The transformations clients have experienced through doing Inner Child Healing work have been undeniable. I have watched clients go from self-loathing, self-conscious, and insecure to confident, empowered, and determined. I have had clients come into working with me full of fear and self-doubt, and leave and move into their lives with courage, self-confidence, and most importantly, self-love that no one can take away from them. I watch them go from constantly needing validation from others for everything they do to being able to stand in their own ability to make decisions for themselves knowing that they can take care of themselves and don't need others to validate them to see their worth. I've seen clients move into healthy, happy relationships for the first time in their lives, with boundaries firmly intact and the knowledge that they have the right to ask for what they need, as well as that a refusal of a need by someone else does not in any way reflect on or define their worth. Clients are taking giant forward steps in their careers, as well as healing relationships with toxic parents where it is healthy to do so. I see them truly understand that forgiveness is not condoning what was done to them, but releasing the pain around those things so that they are no longer held back by them. They understand that what they suffered as children was done TO them not BECAUSE of them.

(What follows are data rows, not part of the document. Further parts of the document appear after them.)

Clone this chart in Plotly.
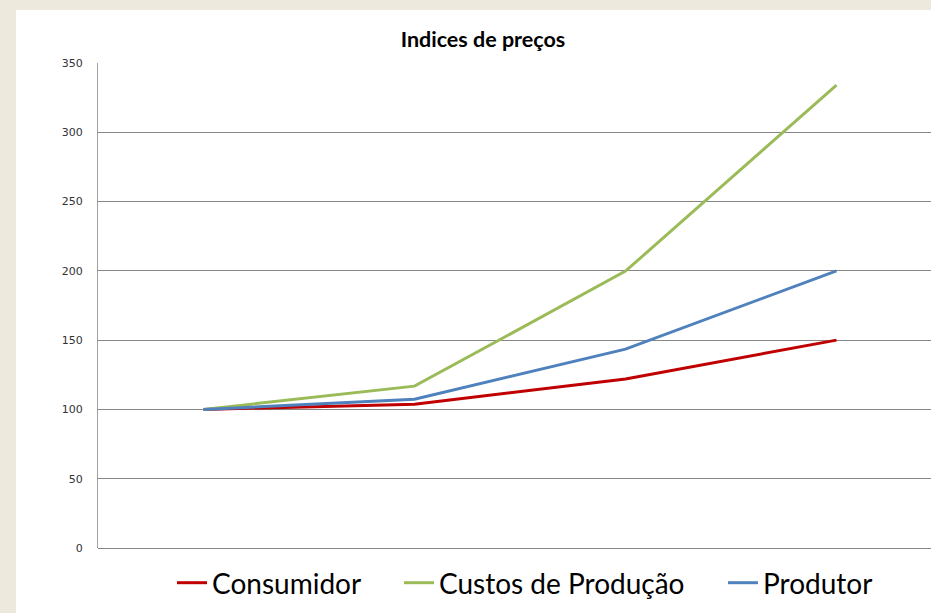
import plotly.graph_objects as go

categories = ["1", "2", "3", "4"]
consumidor = [100, 103.8, 122, 150]
custos = [100, 116.8, 199.8, 334]
produtor = [100, 107.4, 143.5, 200]
y_ticks = [0, 50, 100, 150, 200, 250, 300, 350]

W, H = 931, 613
ml, mr, mt, mb = 98, 0, 63, 65
pw, ph = W - ml - mr, H - mt - mb

def px_x(p):
    return (p - ml) / pw

def px_y(p):
    return (H - mb - p) / ph

fig = go.Figure()
series = [("Consumidor", consumidor, "#C00000", "legend", 177),
          ("Custos de Produção", custos, "#9BBB59", "legend2", 404),
          ("Produtor", produtor, "#4F81BD", "legend3", 728)]
legend_font = dict(family="Lato, Open Sans, sans-serif", size=28, color="black")
legends = {}
for name, vals, col, lg, lx in series:
    fig.add_trace(go.Scatter(x=list(range(len(categories))), y=vals, name=name,
                             mode="lines", line=dict(color=col, width=3), legend=lg))
    legends[lg] = dict(orientation="h", x=px_x(lx - 5), xanchor="left",
                       y=px_y(583), yanchor="middle", font=legend_font,
                       bgcolor="rgba(0,0,0,0)", itemwidth=30)

fig.add_shape(type="rect", xref="paper", yref="paper",
              x0=px_x(16), x1=px_x(940), y0=px_y(620), y1=px_y(10),
              fillcolor="white", line=dict(width=0), layer="below")

fig.update_layout(
    width=W, height=H,
    margin=dict(l=ml, r=mr, t=mt, b=mb),
    paper_bgcolor="#EDE9DC",
    plot_bgcolor="rgba(0,0,0,0)",
    title=dict(text="<b>Indices de preços</b>", xref="container", x=483 / W, xanchor="center",
               yref="container", y=1 - 39 / H, yanchor="middle",
               font=dict(family="Lato, Open Sans, sans-serif", size=21.5, color="black")),
    xaxis=dict(range=[-0.5, -0.5 + pw / 211], showgrid=False, showticklabels=False,
               zeroline=False, showline=False, fixedrange=True),
    yaxis=dict(range=[0, 350], tickvals=y_ticks, showgrid=True, gridcolor="#868686",
               gridwidth=1, zeroline=True, zerolinecolor="#868686", zerolinewidth=1,
               showline=True, linecolor="#A0A0A0", linewidth=1,
               tickfont=dict(family="DejaVu Sans, Verdana, sans-serif", size=11, color="#333333"),
               ticklabelstandoff=12),
    showlegend=True,
    **legends,
)

fig.write_html("out.html", config={"displayModeBar": False},
               post_script="document.body.style.margin='0';")
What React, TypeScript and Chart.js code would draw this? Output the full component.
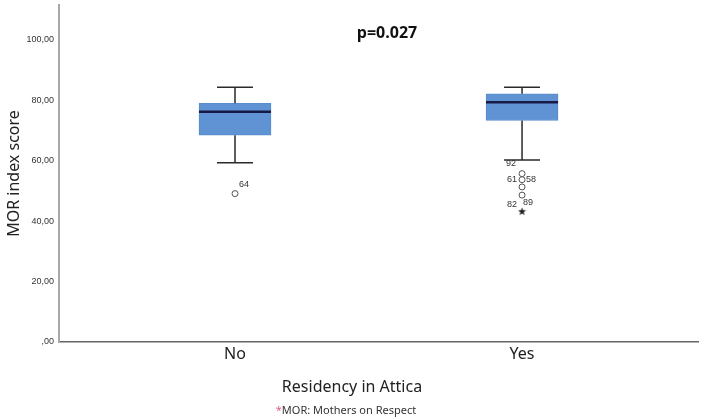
import React, { useEffect, useRef } from "react";
import { Chart, registerables } from "chart.js";

Chart.register(...registerables);

// ---- data ----
const categories = ["No", "Yes"];
const categoryX = [1, 2];
const whiskerLow = [59.3, 60.2];
const q1 = [68.4, 73.3];
const median = [76.2, 79.3];
const q3 = [79.0, 82.1];
const whiskerHigh = [84.3, 84.3];

// outliers (circles) and extremes (stars)
const outlierCat = [0, 1, 1, 1, 1];
const outlierValues = [49.1, 55.7, 53.7, 51.3, 48.6];
const extremeCat = [1];
const extremeValues = [43.2];

// case labels
const labelTexts = ["64", "92", "61", "58", "89", "82"];
const labelCat = [0, 1, 1, 1, 1, 1];
const labelValues = [49.1, 55.7, 53.7, 53.7, 48.6, 43.2];
const labelDx = [9, -11, -10, 9, 6, -10];
const labelDy = [-9, -10, 0, 0, 7, -7];

const yTicks = [0, 20, 40, 60, 80, 100];

const fmt = (v: number) => {
  const s = v.toFixed(2).replace(".", ",");
  return v === 0 ? s.replace(/^0/, "") : s;
};

function makeStar(): HTMLCanvasElement {
  const c = document.createElement("canvas");
  c.width = 9;
  c.height = 9;
  const g = c.getContext("2d")!;
  g.fillStyle = "#222";
  g.beginPath();
  const cx = 4.5, cy = 4.8, R = 4.2, r = 1.8;
  for (let i = 0; i < 10; i++) {
    const a = -Math.PI / 2 + (i * Math.PI) / 5;
    const rad = i % 2 === 0 ? R : r;
    const x = cx + rad * Math.cos(a);
    const y = cy + rad * Math.sin(a);
    if (i === 0) g.moveTo(x, y);
    else g.lineTo(x, y);
  }
  g.closePath();
  g.fill();
  return c;
}

const boxPlugin = {
  id: "boxExtras",
  afterDatasetsDraw(chart: any) {
    const { ctx, scales } = chart;
    const xs = scales.x;
    const ys = scales.y;
    ctx.save();
    for (let i = 0; i < categories.length; i++) {
      const cx = xs.getPixelForValue(categoryX[i]);
      const capHalf = 18;
      const boxHalf = 36;
      ctx.strokeStyle = "#2a2a2a";
      ctx.lineWidth = 1.5;
      // whiskers
      ctx.beginPath();
      ctx.moveTo(cx, ys.getPixelForValue(q3[i]));
      ctx.lineTo(cx, ys.getPixelForValue(whiskerHigh[i]));
      ctx.moveTo(cx - capHalf, ys.getPixelForValue(whiskerHigh[i]));
      ctx.lineTo(cx + capHalf, ys.getPixelForValue(whiskerHigh[i]));
      ctx.moveTo(cx, ys.getPixelForValue(q1[i]));
      ctx.lineTo(cx, ys.getPixelForValue(whiskerLow[i]));
      ctx.moveTo(cx - capHalf, ys.getPixelForValue(whiskerLow[i]));
      ctx.lineTo(cx + capHalf, ys.getPixelForValue(whiskerLow[i]));
      ctx.stroke();
      // median
      ctx.strokeStyle = "#161a45";
      ctx.lineWidth = 2.5;
      ctx.beginPath();
      ctx.moveTo(cx - boxHalf, ys.getPixelForValue(median[i]));
      ctx.lineTo(cx + boxHalf, ys.getPixelForValue(median[i]));
      ctx.stroke();
    }
    // case labels
    ctx.fillStyle = "#333";
    ctx.font = "9px 'Liberation Sans', Arial, sans-serif";
    ctx.textAlign = "center";
    ctx.textBaseline = "middle";
    for (let k = 0; k < labelTexts.length; k++) {
      const px = xs.getPixelForValue(categoryX[labelCat[k]]);
      const py = ys.getPixelForValue(labelValues[k]);
      ctx.fillText(labelTexts[k], px + labelDx[k], py + labelDy[k]);
    }
    ctx.restore();
  },
  afterDraw(chart: any) {
    const { ctx } = chart;
    ctx.save();
    ctx.textAlign = "center";
    ctx.textBaseline = "middle";
    ctx.fillStyle = "#111";
    ctx.font = "bold 16px 'Open Sans', 'Noto Sans', sans-serif";
    ctx.fillText("p=0.027", 387, 33);
    ctx.fillStyle = "#222";
    ctx.font = "16px 'Noto Sans', sans-serif";
    ctx.fillText("Residency in Attica", 352, 387);
    ctx.font = "11px 'Noto Sans', sans-serif";
    const t1 = "*";
    const t2 = "MOR: Mothers on Respect";
    const w1 = ctx.measureText(t1).width;
    const w2 = ctx.measureText(t2).width;
    const start = 346 - (w1 + w2) / 2;
    ctx.textAlign = "left";
    ctx.fillStyle = "#e0607f";
    ctx.fillText(t1, start, 411);
    ctx.fillStyle = "#333";
    ctx.fillText(t2, start + w1, 411);
    ctx.restore();
  },
};

export default function App() {
  const ref = useRef<HTMLCanvasElement | null>(null);
  useEffect(() => {
    if (!ref.current) return;
    const star = makeStar();
    const chart = new Chart(ref.current, {
      type: "bar",
      data: {
        datasets: [
          {
            type: "bar",
            data: categoryX.map((x, i) => ({ x, y: [q1[i], q3[i]] })) as any,
            backgroundColor: "#5f93d4",
            borderColor: "#5a8bcb",
            borderWidth: 1,
            borderSkipped: false,
            barThickness: 72,
          } as any,
          {
            type: "scatter",
            data: outlierValues.map((v, i) => ({ x: categoryX[outlierCat[i]], y: v })),
            pointStyle: "circle",
            pointRadius: 3,
            backgroundColor: "#ffffff",
            borderColor: "#555",
            borderWidth: 1,
          } as any,
          {
            type: "scatter",
            data: extremeValues.map((v, i) => ({ x: categoryX[extremeCat[i]], y: v })),
            pointStyle: star,
            pointRadius: 4,
          } as any,
        ],
      },
      options: {
        responsive: false,
        animation: false,
        layout: { padding: { top: 3, right: 6, left: 0, bottom: 0 } },
        plugins: { legend: { display: false }, tooltip: { enabled: false } },
        scales: {
          x: {
            type: "linear",
            offset: false,
            min: 0.3868,
            max: 2.613,
            grid: { display: false, drawTicks: false, tickLength: 0 },
            border: { display: true, color: "#666666", width: 1.5 },
            afterBuildTicks: (s: any) => {
              s.ticks = categoryX.map((v) => ({ value: v }));
            },
            afterFit: (s: any) => {
              s.height = 77;
              s.paddingLeft = 0;
              s.paddingRight = 0;
            },
            ticks: {
              padding: 3,
              color: "#222",
              maxRotation: 0,
              font: { family: "'Noto Sans', sans-serif", size: 16 },
              callback: (v: any) => categories[categoryX.indexOf(Number(v))] ?? "",
            },
          },
          y: {
            type: "linear",
            min: 0,
            max: 111.5,
            grid: { display: false, drawTicks: false, tickLength: 0 },
            border: { display: true, color: "#a8a8a8", width: 2 },
            afterBuildTicks: (s: any) => {
              s.ticks = yTicks.map((v) => ({ value: v }));
            },
            afterFit: (s: any) => {
              s.width = 59;
              s.paddingTop = 0;
              s.paddingBottom = 0;
            },
            ticks: {
              padding: 5,
              color: "#333",
              font: { family: "'Liberation Sans', Arial, sans-serif", size: 9 },
              callback: (v: any) => fmt(Number(v)),
            },
            title: {
              display: true,
              text: "MOR index score",
              color: "#222",
              font: { family: "'Noto Sans', sans-serif", size: 16 },
              padding: { top: 5, bottom: 0 },
            },
          },
        },
      },
      plugins: [boxPlugin],
    });
    return () => chart.destroy();
  }, []);
  return (
    <div style={{ position: "absolute", left: 0, top: 0, width: 704, height: 419, background: "#fff" }}>
      <canvas ref={ref} width={704} height={419} style={{ width: 704, height: 419 }} />
    </div>
  );
}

CAN YOU DISCUSS A PARTICULARLY MEMORABLE OR IMPACTFUL CASE WHERE INNER CHILD HEALING PLAYED A CRUCIAL ROLE IN YOUR CLIENT'S JOURNEY TOWARD HEALING OR PERSONAL GROWTH
Absolutely. One comes to mind immediately. I have a current client who first came to me about a year ago, in the midst of an abusive relationship that he couldn't pull himself away from. He was depressed and self-loathing, having been convinced that everything that happened in the relationship was reflective of flaws on his part. We worked together for a little bit, and then he stopped communicating. About six months ago, he reached out to me again and we resumed our work together. He is now one of my biggest success stories. He has done a tremendous amount of self-work around his wounded inner child and recognized what has held him back his whole life. He continues to work hard on himself, as well as provide wonderful support to other group members. Every day he journals and shares his journal entries with me, continuing to have emotional breakthroughs and realizations about himself, his past, and his behavioral patterns and how they held him back instead of serving him. In the last two months, he has taken impactful steps at his job, setting him apart as a stellar reflection of a manager to his staff, making sure he always holds himself accountable for his actions and choices, and really getting to know his authentic self and allowing that authentic self to shine through without fear of how others will react. He is also getting to know someone new, and for the first time in his life, he is trusting his intuitions and instincts around experiences with this person. He has healed his relationship with his mother and severed all ties with his ex-partner, and he is seeing the way his authentic self is naturally drawing in healthy people while also not being afraid to set and maintain boundaries. His confidence becomes stronger every day, and it's such a joy to be able to watch the transformation as it happens and continues to happen. He is becoming someone who is proud of who he is and genuinely loves himself.